The government again moved to dismiss [the case…]. While the briefing was in progress, a telephone call came into the court staff saying that a federal agent was on his way from Washington to San Francisco to show the judge confidential records about this case, all to be relied upon by the government in support of its motion to dismiss (but not to be disclosed to the other side [Ibrahim’s lawyers]). The officer would take back the records after the judge reviewed them, and would leave no record behind of what he had shown the judge.

To the great credit of Judge William Alsup, he refused this introduction of secret evidence into the case. But the idea that secret evidence would be introduced and then withdrawn from a court case by the government without disclosure to the opposition lawyers is deeply corrosive to our adversarial court system.

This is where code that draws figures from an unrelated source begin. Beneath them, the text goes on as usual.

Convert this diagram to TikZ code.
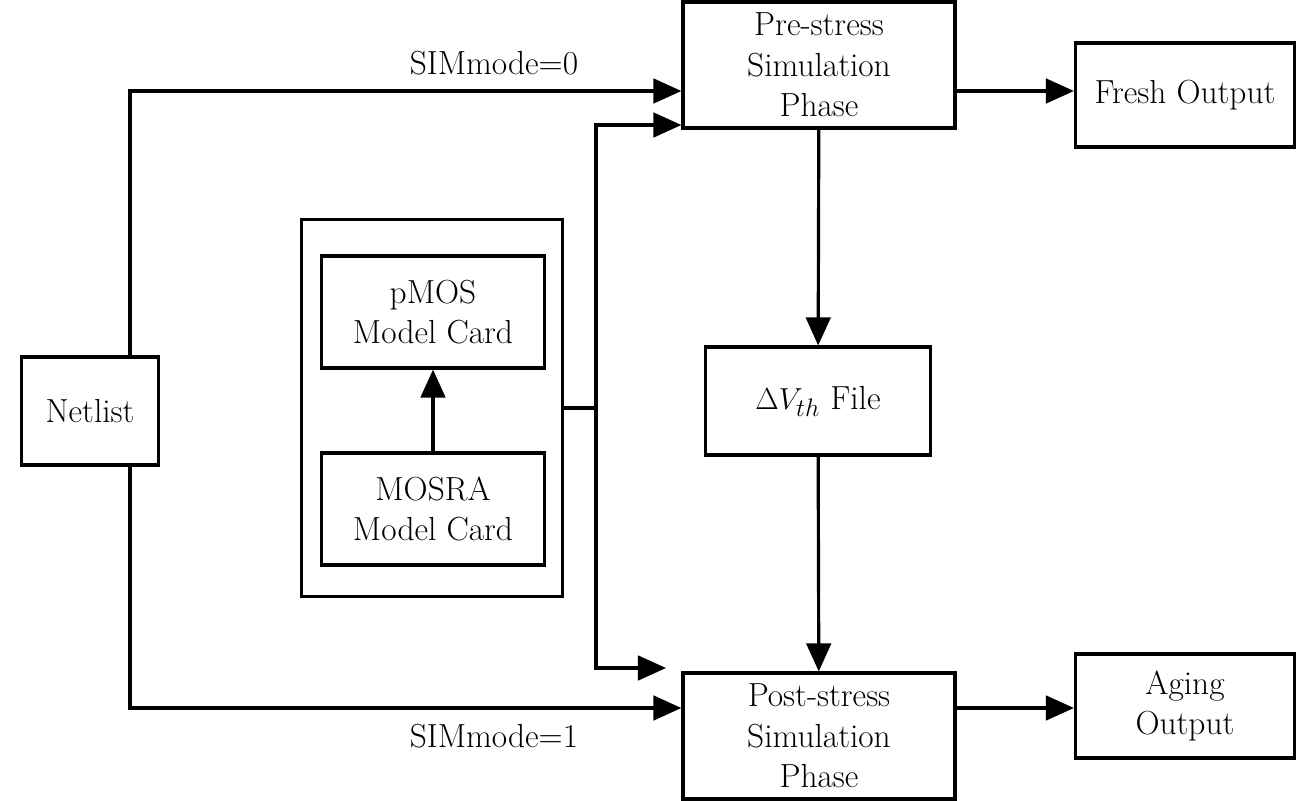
\documentclass[tikz,border=0pt]{standalone}
\usetikzlibrary{arrows.meta,positioning}
\begin{document}
\begin{tikzpicture}[x=0.02cm,y=-0.02cm,line width=1.8pt,
   box/.style={draw,line width=1.8pt,align=center,inner sep=0pt,font=\fontsize{19}{23}\selectfont},
   >={Triangle[length=16pt,width=14pt]}]
   \useasboundingbox (0,0) rectangle (1316,801);
   \node[box,minimum width=137*0.02cm,minimum height=108*0.02cm] (netlist) at (90,411) {Netlist};
   \node[box,minimum width=272*0.02cm,minimum height=126*0.02cm] (pre) at (819,65) {Pre-stress\\Simulation\\Phase};
   \node[box,minimum width=219*0.02cm,minimum height=104*0.02cm] (fresh) at (1185,95) {Fresh Output};
   \node[box,minimum width=225*0.02cm,minimum height=108*0.02cm] (dvth) at (818,401) {$\Delta V_{th}$ File};
   \node[box,minimum width=272*0.02cm,minimum height=126*0.02cm] (post) at (819,736) {Post-stress\\Simulation\\Phase};
   \node[box,minimum width=219*0.02cm,minimum height=104*0.02cm] (aging) at (1185,706) {Aging\\Output};
   \node[box,minimum width=261*0.02cm,minimum height=377*0.02cm] (lib) at (432,408) {};
   \node[box,minimum width=223*0.02cm,minimum height=112*0.02cm] (pmos) at (433,312) {pMOS\\Model Card};
   \node[box,minimum width=223*0.02cm,minimum height=112*0.02cm] (mosra) at (433,509) {MOSRA\\Model Card};
   \coordinate (split) at (596,408);
   % connectors
   \draw[->] (mosra) -- (pmos);
   \draw[->] (netlist.north -| 130,0) |- (pre.west |- 0,91) node[pos=0.83,above=5pt,font=\fontsize{19}{23}\selectfont] {SIMmode=0};
   \draw[->] (netlist.south -| 130,0) |- (post.west |- 0,708) node[pos=0.83,below=5pt,font=\fontsize{19}{23}\selectfont] {SIMmode=1};
   \draw (lib.east |- split) -- (split);
   \draw[->] (split) |- (pre.west |- 0,125);
   \draw[->] (split) |- (666,668);
   \draw[->] (pre.east |- 0,91) -- (fresh.west |- 0,91);
   \draw[->] (post.east |- 0,708) -- (aging.west |- 0,708);
   \draw[->] (pre) -- (dvth);
   \draw[->] (dvth) -- (post);
\end{tikzpicture}
\end{document}
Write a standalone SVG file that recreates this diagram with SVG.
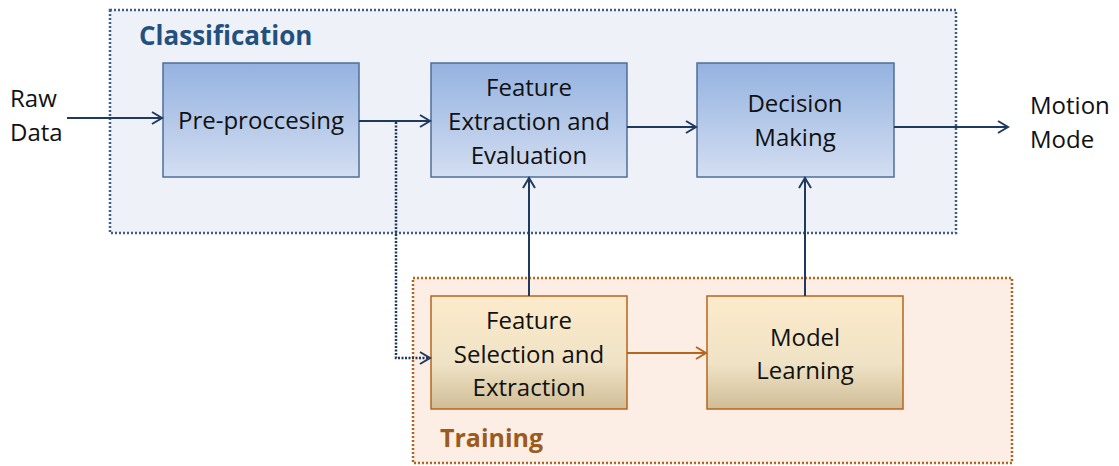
<svg xmlns="http://www.w3.org/2000/svg" width="1119" height="466" viewBox="0 0 1119 466">
<defs>
<linearGradient id="gb" x1="0" y1="0" x2="0" y2="1"><stop offset="0" stop-color="#94B2E0"/><stop offset="1" stop-color="#D3DEF1"/></linearGradient>
<linearGradient id="go" x1="0" y1="0" x2="0" y2="1"><stop offset="0" stop-color="#FDEBCB"/><stop offset="0.6" stop-color="#EFE2C5"/><stop offset="1" stop-color="#D0BD96"/></linearGradient>
<marker id="ab" markerWidth="14" markerHeight="14" refX="11" refY="7" orient="auto" markerUnits="userSpaceOnUse"><path d="M1,1 L11,7 L1,13" fill="none" stroke="#1F3A5F" stroke-width="2"/></marker>
<marker id="ao" markerWidth="14" markerHeight="14" refX="11" refY="7" orient="auto" markerUnits="userSpaceOnUse"><path d="M1,1 L11,7 L1,13" fill="none" stroke="#B5651D" stroke-width="2"/></marker>
<style>
.t{font-family:"Open Sans","Liberation Sans",sans-serif;font-size:24px;fill:#111;text-anchor:middle}
.tl{font-family:"Open Sans","Liberation Sans",sans-serif;font-size:24px;fill:#111}
.bb{fill:url(#gb);stroke:#4F6E9A;stroke-width:1.5}
.ob{fill:url(#go);stroke:#B5651D;stroke-width:1.5}
.cn{fill:none;stroke:#1F3A5F;stroke-width:2}
</style>
</defs>
<g id="classification">
<rect x="110" y="10" width="846" height="223" fill="#EEF2F8" stroke="#3D5D8A" stroke-width="2.5" stroke-dasharray="2,2"/>
<text x="139" y="45" font-family="'Open Sans','Liberation Sans',sans-serif" font-size="26" font-weight="bold" fill="#24507F">Classification</text>
</g>
<g id="training">
<rect x="413" y="278" width="599" height="185" fill="#FCEEE4" stroke="#B0651E" stroke-width="2.5" stroke-dasharray="2,2"/>
<text x="440" y="447" font-family="'Open Sans','Liberation Sans',sans-serif" font-size="25" font-weight="bold" fill="#9C5B1E">Training</text>
</g>
<g id="preprocessing">
<rect class="bb" x="163" y="63" width="196" height="114"/>
<text class="t" x="261" y="129">Pre-proccesing</text>
</g>
<g id="feature-extraction">
<rect class="bb" x="431" y="63" width="196" height="114"/>
<text class="t" x="529" y="96">Feature</text>
<text class="t" x="529" y="130">Extraction and</text>
<text class="t" x="529" y="164">Evaluation</text>
</g>
<g id="decision-making">
<rect class="bb" x="697" y="63" width="197" height="114"/>
<text class="t" x="795" y="112">Decision</text>
<text class="t" x="795" y="146">Making</text>
</g>
<g id="feature-selection">
<rect class="ob" x="431" y="296" width="196" height="113"/>
<text class="t" x="529" y="329">Feature</text>
<text class="t" x="529" y="363">Selection and</text>
<text class="t" x="529" y="396">Extraction</text>
</g>
<g id="model-learning">
<rect class="ob" x="707" y="296" width="196" height="113"/>
<text class="t" x="805" y="346">Model</text>
<text class="t" x="805" y="379">Learning</text>
</g>
<g id="raw-data">
<text class="tl" x="10" y="107">Raw</text>
<text class="tl" x="10" y="141">Data</text>
</g>
<g id="motion-mode">
<text class="tl" x="1030" y="114">Motion</text>
<text class="tl" x="1030" y="148">Mode</text>
</g>
<g id="connectors">
<line class="cn" x1="67" y1="118" x2="162" y2="118" marker-end="url(#ab)"/>
<line class="cn" x1="359" y1="121" x2="430" y2="121" marker-end="url(#ab)"/>
<line class="cn" x1="627" y1="127" x2="696" y2="127" marker-end="url(#ab)"/>
<line class="cn" x1="894" y1="127" x2="1008" y2="127" marker-end="url(#ab)"/>
<line class="cn" x1="529" y1="296" x2="529" y2="178" marker-end="url(#ab)"/>
<line class="cn" x1="805" y1="296" x2="805" y2="178" marker-end="url(#ab)"/>
<line x1="627" y1="353" x2="706" y2="353" fill="none" stroke="#B5651D" stroke-width="2" marker-end="url(#ao)"/>
<polyline points="396,122 396,358 430,358" fill="none" stroke="#1F3A5F" stroke-width="2.5" stroke-dasharray="2,1.5" marker-end="url(#ab)"/>
</g>
</svg>
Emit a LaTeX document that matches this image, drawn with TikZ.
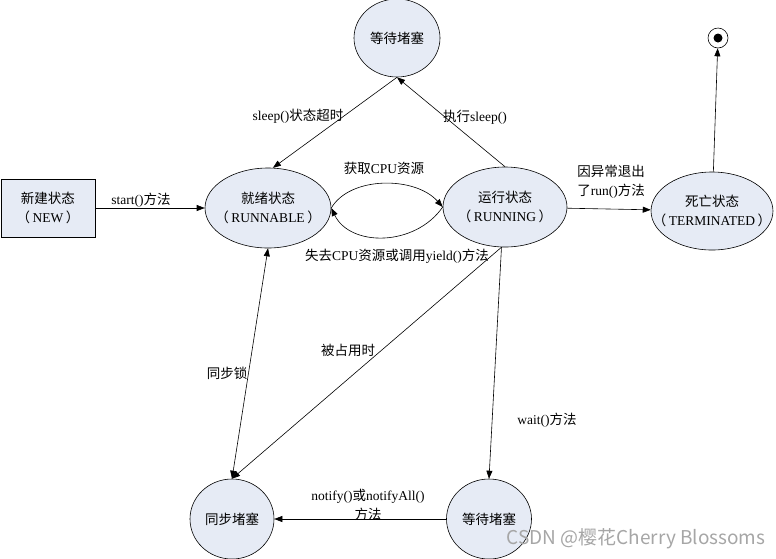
\documentclass[tikz,border=0pt]{standalone}
\usepackage{fontspec}
\setmainfont{Liberation Serif}
\newfontfamily\zhfont{Noto Sans CJK SC}
\usetikzlibrary{arrows.meta, shapes.geometric}
\definecolor{statefill}{HTML}{E6EBF5}
\newcommand{\zh}[1]{{\zhfont #1}}
\newcommand{\paren}[1]{\zh{（}\hspace{2.5pt}#1\hspace{2.5pt}\zh{）}}

\begin{document}
\begin{tikzpicture}[
    x=1pt, y=-1pt,
    >={Triangle[length=8pt,width=6pt]},
    font=\fontsize{13.5}{19}\selectfont,
    state/.style={draw, ellipse, fill=statefill, inner sep=-16pt, align=center, line width=0.6pt},
    arrow/.style={->, line width=0.6pt},
    note/.style={align=center, inner sep=1pt},
]
    \useasboundingbox (0,0) rectangle (776,558);

    % States
    \node[draw, fill=statefill, line width=0.6pt, minimum width=94pt, minimum height=58pt,
          align=center] (new) at (48,208) {\zh{新建状态}\\\paren{NEW}};
    \node[state, minimum width=126pt, minimum height=80pt] (rn) at (268,208)
          {\zh{就绪状态}\\\paren{RUNNABLE}};
    \node[state, minimum width=124pt, minimum height=80pt] (rg) at (505,207)
          {\zh{运行状态}\\\paren{RUNNING}};
    \node[state, minimum width=121pt, minimum height=78pt] (term) at (712,211)
          {\zh{死亡状态}\\\paren{TERMINATED}};
    \node[state, minimum width=86pt, minimum height=78pt] (top) at (397,38) {\zh{等待堵塞}};
    \node[state, minimum width=84pt, minimum height=80pt] (sync) at (232,519) {\zh{同步堵塞}};
    \node[state, minimum width=85pt, minimum height=80pt] (wait) at (489,519) {\zh{等待堵塞}};
    \node[circle, draw, line width=0.6pt, minimum size=20pt, inner sep=0pt,
          path picture={\fill (path picture bounding box.center) circle (4.5pt);}] (fin) at (718,38) {};

    % Transitions
    \draw[arrow] (new) -- (rn);
    \draw[arrow] (top.south) -- (rn.83);
    \draw[arrow] (rg.north) -- (top.south);
    \draw[arrow] (rn.east) .. controls (350,176) and (415,176) .. (rg.west);
    \draw[arrow] (rg.west) .. controls (415,247) and (350,247) .. (rn.east);
    \draw[arrow] (rg) -- (term);
    \draw[arrow] (term) -- (fin);
    \draw[arrow, <->] (rn.south) -- (sync.north);
    \draw[arrow] (rg.265) -- (sync.north);
    \draw[arrow] (rg.265) -- (wait.north);
    \draw[arrow] (wait) -- (sync);

    % Labels
    \node[note] (lstart) at (141,200) {start()\zh{方法}};
    \node[note] (ltimeout) at (298,116) {sleep()\zh{状态超时}};
    \node[note] (lsleep) at (475,117) {\zh{执行}sleep()};
    \node[note] (lget) at (384,168) {\zh{获取}CPU\zh{资源}};
    \node[note] (llose) at (397,256) {\zh{失去}CPU\zh{资源或调用}yield()\zh{方法}};
    \node[note] (lexit) at (611,182) {\zh{因异常退出}\\\zh{了}run()\zh{方法}};
    \node[note] (llock) at (227,373) {\zh{同步锁}};
    \node[note] (lbusy) at (348,350) {\zh{被占用时}};
    \node[note] (lwait) at (547,420) {wait()\zh{方法}};
    \node[note] (lnotify) at (368,505) {notify()\zh{或}notifyAll()\\\zh{方法}};

    \node[font=\zhfont\fontsize{19}{19}\selectfont, text=gray!70] (mark) at (636,539)
          {CSDN @樱花Cherry Blossoms};
\end{tikzpicture}
\end{document}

Furthermore, it raises a troubling question: has the Department of Homeland Security used this tactic successfully in the past?

I’ve had an interest in the growing, secret power of the national security state for years. It is one of the most important changes to the US system in our lifetimes. But it has always seemed like a theoretical problem; the national security state threatens people unlike me, perhaps of different religion and social class. But reading about Rahinah Ibrahim’s case, and realizing that she could very easily have been my classmate or neighbor, is a reminder of the scope of the problem we face. It highlights the core problem of unchecked executive power: when the government has the power to punish, detain, and kill without judicial review, the distinction between the guilty and the innocent is lost. All of us are at risk, and we have no recourse to the unbiased arbitration of the judiciary.

In his inaugural address, President Obama gave lip service to making it easier for foreign students to study in the US, saying “Our journey is not complete until we find a better way to welcome the striving, hopeful immigrants who still see America as a land of opportunity, until bright young students and engineers are enlisted in our workforce rather than expelled from our country.” The No-Fly list is a product of the executive branch. President Obama has the power to change these destructive practices that undermine the personal security of visiting students. Reforming the no-fly list would be a good first step in making people from around the world feel welcome on U.S. soil.

 

Lewis Marshall is a Ph.D. student in Chemical Engineering. He is the former president of Atheists, Humanists, and Agnostics @ Stanford.